Of course Yehuda might have a wheel lock in his bag
eg: http://www.amazon.com/Master-Lock-238DAT-Fortress-Steering/dp/B000BN6UQY/ref=sr_1_3?s=car&ie=UTF8&qid=1330014674&sr=1-3
That assumes an open window, no?
I dunno’ Yolanda. If he locked her passenger door to the racks, she would probably drive off without noticing it until she broke her door handle and/or the racks. Doubleplusungood!
What if someone clipped his little cable lock off and absconded with his bicycle?
Back to the video…it appears to me that the driver of the slilver car is trying keep the biker from getting in front of him by getting super close to the black car. Passive aggressive style. I don’t think the silver car signalled until the very end, it was just his brake lights before that. Take a look again and tell me what you think. Who knows what else influenced the bikers reaction. Not acceptable, but deserved.

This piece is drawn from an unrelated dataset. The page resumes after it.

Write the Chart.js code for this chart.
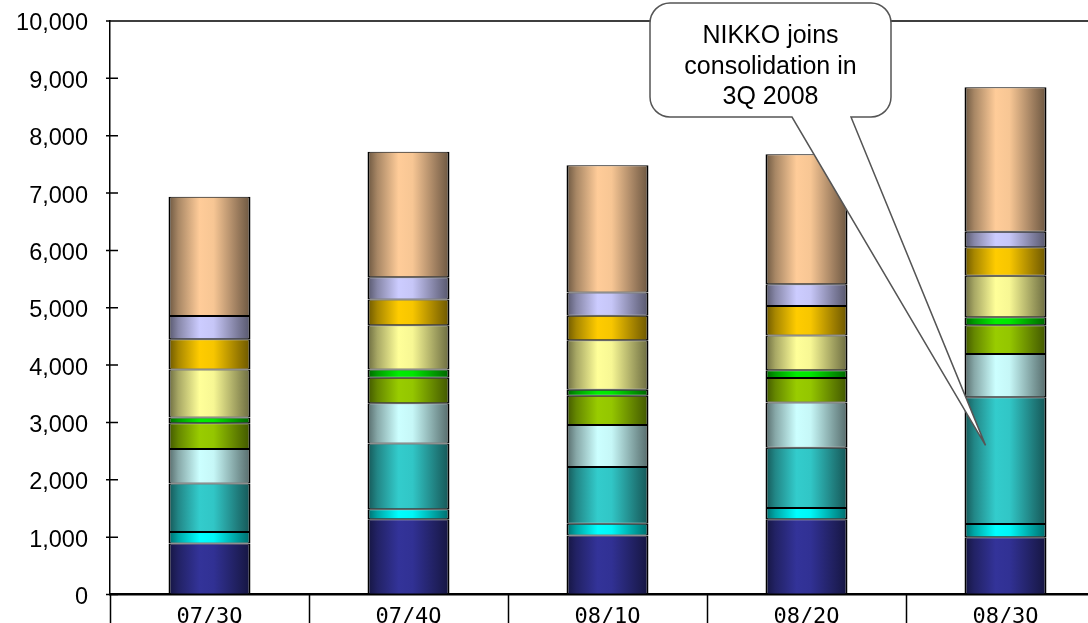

Very hard to tell, but that last maneuver by the silver car definitely has him in the cyclist’s space. All that hugging over into the black car, not sure if that is intended to signal a lane change, or if there’s a long-standing goal of blocking the cyclist from filtering — we don’t see that history.
The peds at the crosswalk were sure polite; I tend to signal my intention to cross by holding my keys out into the traffic (or an umbrella, or shopping cart, or whatever is handy).